When he was making a film in England, Roger Corman hired Demme as a unit publicist, per Corman's book How I Made a Hundred Movies in Hollywood and Never Lost a Dime. Needing scripts, Corman offered Demme the chance to write a motorcycle movie, which Demme did with Joe Viola. The result was Angels Hard as They Come (1971), and Demme was off and running.
Corman gave him a chance to direct. Caged Heat and Crazy Mama were exploitation movies, but they had a little something extra, and as Demme continued to hone his talents, he applied them on a low budget to Fighting Mad, and then to Handle With Care, which got him on the critical radar.
The superb thriller Last Embrace followed, followed by the folksy, well-observed character piece Melvin and Howard, which said a lot about blue-collar American life at the time.
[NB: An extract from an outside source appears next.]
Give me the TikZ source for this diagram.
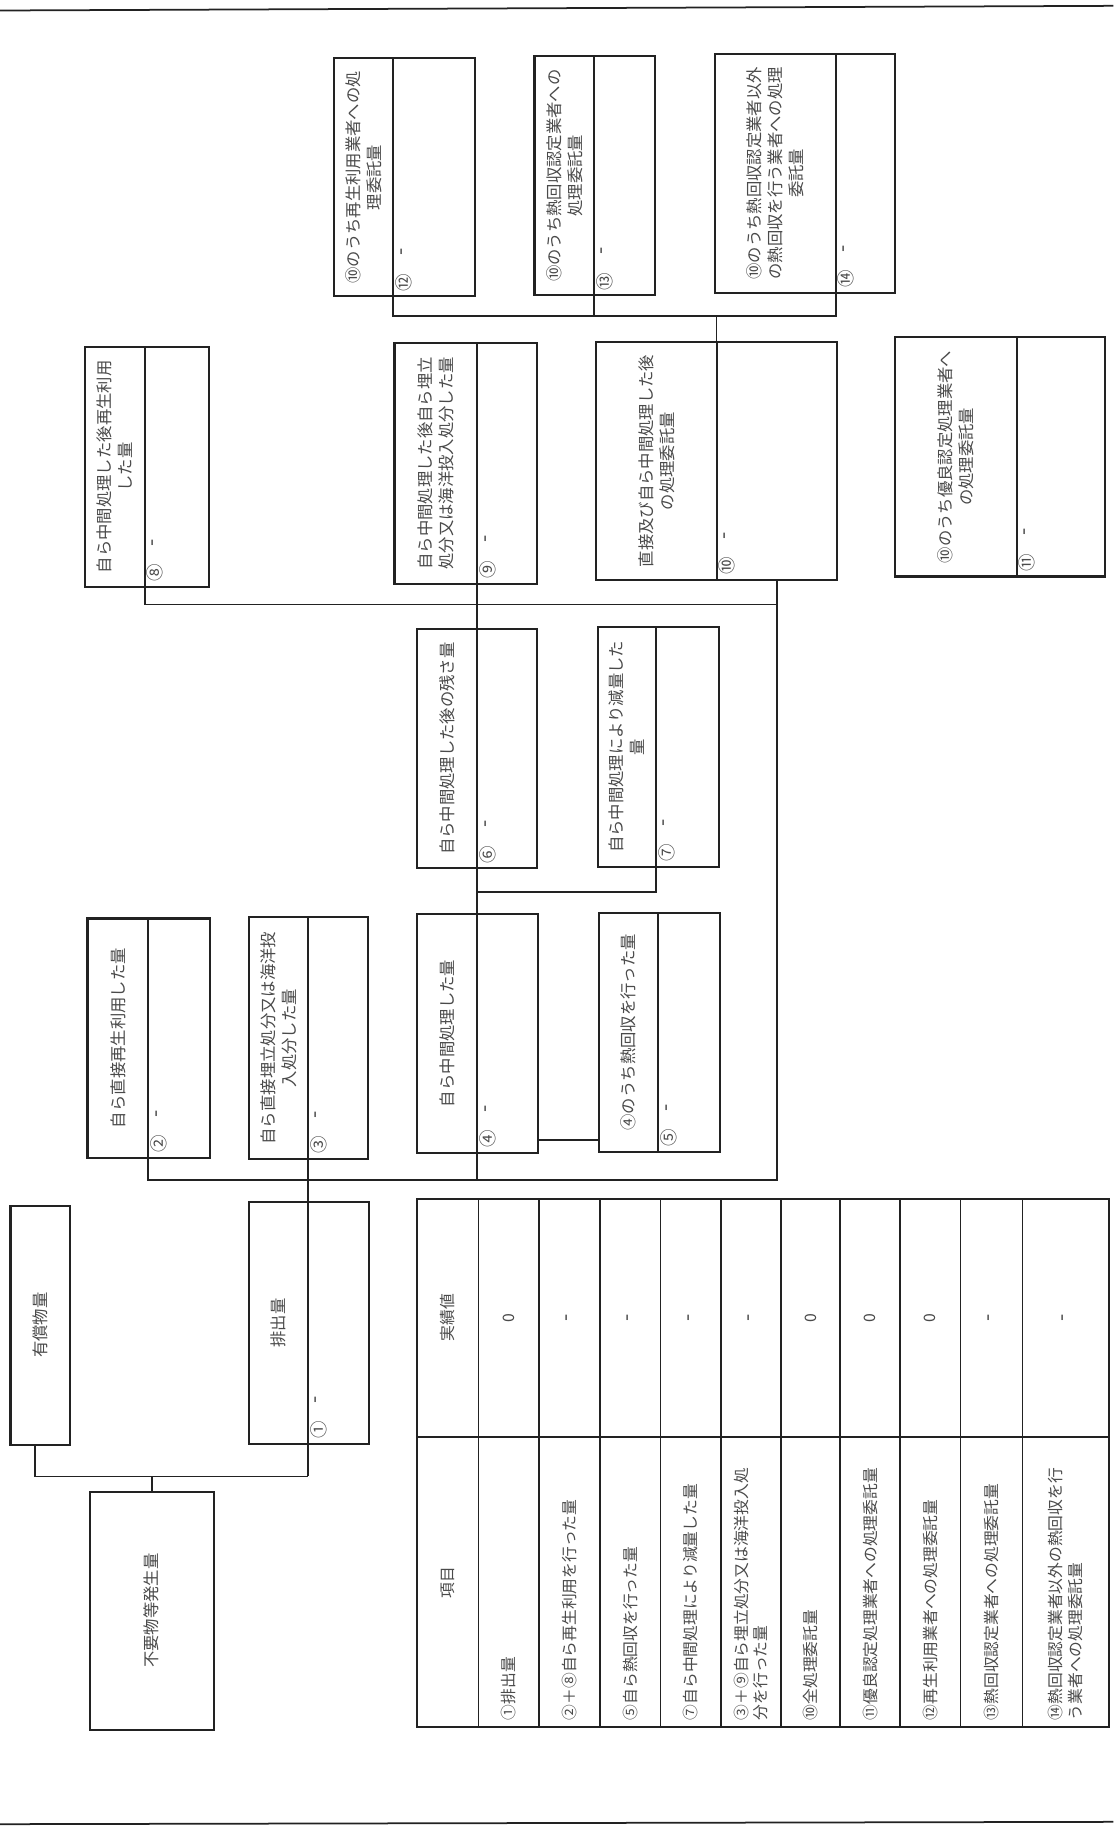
\documentclass[tikz,border=0pt]{standalone}
\usepackage{fontspec}
\newfontfamily\jp{Noto Sans CJK JP}
\definecolor{ink}{HTML}{222222}
\definecolor{txt}{HTML}{4A4A4A}
\tikzset{
 boxst/.style={draw=ink, line width=1.8pt, inner sep=0pt, outer sep=0pt},
 conn/.style={draw=ink, line width=1.5pt},
 tabl/.style={draw=ink, line width=1.5pt},
 lbl/.style={rotate=90, text=txt, font=\jp\fontsize{14}{18}\selectfont, align=center, inner sep=0pt},
 numst/.style={rotate=90, text=txt, font=\jp\fontsize{15}{15}\selectfont, inner sep=0pt},
 dashst/.style={rotate=90, text=txt, font=\jp\fontsize{18}{18}\selectfont, inner sep=0pt},
 cellt/.style={rotate=90, text=txt, font=\jp\fontsize{13.5}{17}\selectfont, align=left, anchor=west, inner sep=0pt},
 valt/.style={rotate=90, text=txt, font=\jp\fontsize{13.5}{17}\selectfont, inner sep=0pt},
 valdash/.style={rotate=90, text=txt, font=\jp\fontsize{18}{18}\selectfont, inner sep=0pt},
}
\newcommand{\flowbox}[8]{%
  \node[boxst, minimum width={(#3-#2)*1pt}, minimum height={(#5-#4)*1pt}] (#1) at ({(#2+#3)/2},{(#4+#5)/2}) {};
  \draw[boxst] (#6,#4) -- (#6,#5);
  \node[lbl] (#1t) at ({(#2+#6)/2},{(#4+#5)/2}) {#7};
  \node[numst] (#1n) at (#6+9,#5-12) {#8};
  \node[dashst] (#1d) at (#6+9,#5-38) {-};
}
\begin{document}
\begin{tikzpicture}[x=1pt,y=-1pt]
\useasboundingbox (0,0) rectangle (954,1568);
\fill[white] (0,0) rectangle (954,1568);
% page edges
\coordinate (pt1) at (0,9); \coordinate (pt2) at (954,5);
\coordinate (pb1) at (0,1563); \coordinate (pb2) at (954,1561);
\draw[conn] (pt1) -- (pt2);
\draw[conn] (pb1) -- (pb2);

% plain boxes
\node[boxst, minimum width=106pt, minimum height=204pt] (hassei) at (130,1380) {};
\node[lbl] (hasseit) at (hassei.center) {不要物等発生量};
\node[boxst, minimum width=51pt, minimum height=205pt] (yusho) at (34.5,1135.5) {};
\node[lbl] (yushot) at (yusho.center) {有償物量};

% flow boxes: name, x1, x2, y1, y2, divider, label, number
\flowbox{b1}{213}{316}{1030}{1237}{264}{排出量}{①}
\flowbox{b2}{75}{180}{787}{992}{127}{自ら直接再生利用した量}{②}
\flowbox{b3}{213}{315}{786}{993}{264}{自ら直接埋立処分又は海洋投\\入処分した量}{③}
\flowbox{b4}{357}{461}{783}{988}{409}{自ら中間処理した量}{④}
\flowbox{b5}{513}{617}{782}{987}{564}{④のうち熱回収を行った量}{⑤}
\flowbox{b6}{357}{460}{539}{744}{409}{自ら中間処理した後の残さ量}{⑥}
\flowbox{b7}{512}{616}{537}{743}{562}{自ら中間処理により減量した\\量}{⑦}
\flowbox{b8}{73}{179}{297}{503}{124}{自ら中間処理した後再生利用\\した量}{⑧}
\flowbox{b9}{338}{460}{294}{500}{409}{自ら中間処理した後自ら埋立\\処分又は海洋投入処分した量}{⑨}
\flowbox{b10}{511}{717}{293}{497}{614}{直接及び自ら中間処理した後\\の処理委託量}{⑩}
\flowbox{b11}{767}{947}{289}{494}{871}{⑩のうち優良認定処理業者へ\\の処理委託量}{⑪}
\flowbox{b12}{286}{407}{50}{254}{337}{⑩のうち再生利用業者への処\\理委託量}{⑫}
\flowbox{b13}{458}{561}{48}{253}{509}{⑩のうち熱回収認定業者への\\処理委託量}{⑬}
\flowbox{b14}{613}{767}{46}{251}{716}{⑩のうち熱回収認定業者以外\\の熱回収を行う業者への処理\\委託量}{⑭}

% connectors
\coordinate (jy) at (30,1265);
\coordinate (jh) at (130,1265);
\coordinate (j1) at (264,1265);
\draw[conn] (yusho.south -| jy) -- (jy) -- (j1);
\draw[conn] (jh) -- (hassei.north);
\draw[conn] (b3.north -| j1) -- (j1);

\coordinate (k2) at (127,1011);
\coordinate (k4) at (409,1011);
\coordinate (k9) at (666,1011);
\draw[conn] (b2.north -| k2) -- (k2) -- (k9) -- (k9 |- b10.south);
\draw[conn] (b9.north -| k4) -- (k4);

\coordinate (m8) at (124,518);
\coordinate (m10) at (666,518);
\draw[conn] (b8.north -| m8) -- (m8) -- (m10);

\coordinate (g6) at (409,764);
\coordinate (g7) at (562,764);
\draw[conn] (g6) -- (g7) -- (g7 |- b7.north);

\coordinate (h4) at (461,977);
\draw[conn] (b4.east |- h4) -- (b5.west |- h4);

\coordinate (t12) at (337,271);
\coordinate (t13) at (509,271);
\coordinate (t10) at (614,271);
\coordinate (t14) at (716,271);
\draw[conn] (b12.north -| t12) -- (t12) -- (t14) -- (b14.north -| t14);
\draw[conn] (b13.north -| t13) -- (t13);
\draw[conn] (t10) -- (b10.south -| t10);

% table
\node[boxst, minimum width=593pt, minimum height=453pt] (tab) at (653.5,1253.5) {};
\foreach \xx in {410,462,514,566,618,669,720,771,823,876}{
  \draw[tabl] (\xx,1027) -- (\xx,1480);
}
\draw[tabl] (357,1231) -- (950,1231);
\node[valt] (hk) at (383.5,1356) {項目};
\node[valt] (hj) at (383.5,1129) {実績値};

\node[cellt] (r1) at (436,1474) {①排出量};
\node[cellt] (r2) at (488,1474) {②＋⑧自ら再生利用を行った量};
\node[cellt] (r3) at (540,1474) {⑤自ら熱回収を行った量};
\node[cellt] (r4) at (592,1474) {⑦自ら中間処理により減量した量};
\node[cellt] (r5) at (643.5,1474) {③＋⑨自ら埋立処分又は海洋投入処\\分を行った量};
\node[cellt] (r6) at (694.5,1474) {⑩全処理委託量};
\node[cellt] (r7) at (745.5,1474) {⑪優良認定処理業者への処理委託量};
\node[cellt] (r8) at (797,1474) {⑫再生利用業者への処理委託量};
\node[cellt] (r9) at (849.5,1474) {⑬熱回収認定業者への処理委託量};
\node[cellt] (r10) at (913,1474) {⑭熱回収認定業者以外の熱回収を行\\う業者への処理委託量};

\node[valt] (v1) at (436,1129) {0};
\node[valdash] (v2) at (488,1129) {-};
\node[valdash] (v3) at (540,1129) {-};
\node[valdash] (v4) at (592,1129) {-};
\node[valdash] (v5) at (643.5,1129) {-};
\node[valt] (v6) at (694.5,1129) {0};
\node[valt] (v7) at (745.5,1129) {0};
\node[valt] (v8) at (797,1129) {0};
\node[valdash] (v9) at (849.5,1129) {-};
\node[valdash] (v10) at (913,1129) {-};
\end{tikzpicture}
\end{document}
In the 1980s he continued to demonstrate his versatility, from the jaunty WWII comedy/drama Swing Shift to the memorable concert doc Stop Making Sense to the violently uneven Something Wild to the romantic crime picture Married to the Mob.
In 1991, The Silence of the Lambs was a shock to the system, a horror picture that crept under the skin with unwavering certitude. Philadelphia was, perhaps, a bit too dignified, but it was definitely an important movie for the state of the arts. Later he made Beloved, which our own Shelagh M. Rowan-Legg recently examined once again.
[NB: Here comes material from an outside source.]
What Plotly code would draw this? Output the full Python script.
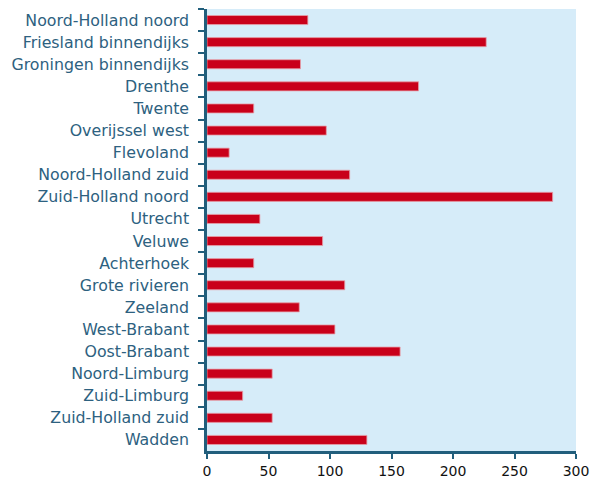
import plotly.graph_objects as go

regions = ["Noord-Holland noord", "Friesland binnendijks", "Groningen binnendijks", "Drenthe",
           "Twente", "Overijssel west", "Flevoland", "Noord-Holland zuid", "Zuid-Holland noord",
           "Utrecht", "Veluwe", "Achterhoek", "Grote rivieren", "Zeeland", "West-Brabant",
           "Oost-Brabant", "Noord-Limburg", "Zuid-Limburg", "Zuid-Holland zuid", "Wadden"]
values = [82, 227, 76, 172, 38, 97, 18, 116, 281, 43, 94, 38, 112, 75, 104, 157, 53, 29, 53, 130]
x_ticks = [0, 50, 100, 150, 200, 250, 300]

axis_color = "#215e7c"
label_color = "#2d6180"

fig = go.Figure(go.Bar(
    x=values, y=regions, orientation="h",
    marker=dict(color="#c9001a", line=dict(color="#e6a0aa", width=0.8)),
))

fig.update_layout(
    width=603, height=481,
    margin=dict(l=207, r=27, t=9, b=30),
    plot_bgcolor="#d6ecf9", paper_bgcolor="white",
    bargap=0.59, showlegend=False,
    font=dict(family="DejaVu Sans", size=14),
)
fig.update_yaxes(
    autorange="reversed", tickson="boundaries", ticks="outside", ticklen=6,
    tickcolor=axis_color, tickwidth=1.5,
    showline=True, linecolor=axis_color, linewidth=2.5,
    showgrid=False, tickfont=dict(color=label_color, size=15.8, family="DejaVu Sans"),
    ticklabelstandoff=12, automargin=False,
)
fig.update_xaxes(
    range=[0, 300], tickvals=x_ticks, ticks="outside", ticklen=5,
    tickcolor=axis_color, tickwidth=1.5,
    showline=True, linecolor=axis_color, linewidth=2.5,
    showgrid=False, zeroline=False,
    tickfont=dict(color="#111111", size=14, family="DejaVu Sans"),
    ticklabelstandoff=0, automargin=False,
)

fig.write_html("out.html", config={"displayModeBar": False},
               post_script="document.body.style.margin='0';")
Since the turn of the century, Demme had made fewer fictional features -- the prickly Rachel Getting Married being the standout -- but remained quite busy making a flurry of documentaries, often music related. Because I started watching his films in theaters in the late 1970s, his early work spoke to me most directly, but he remained a director whose work I always wanted to see. His presence as a filmmaker who was always fascinated by the human experience will be missed.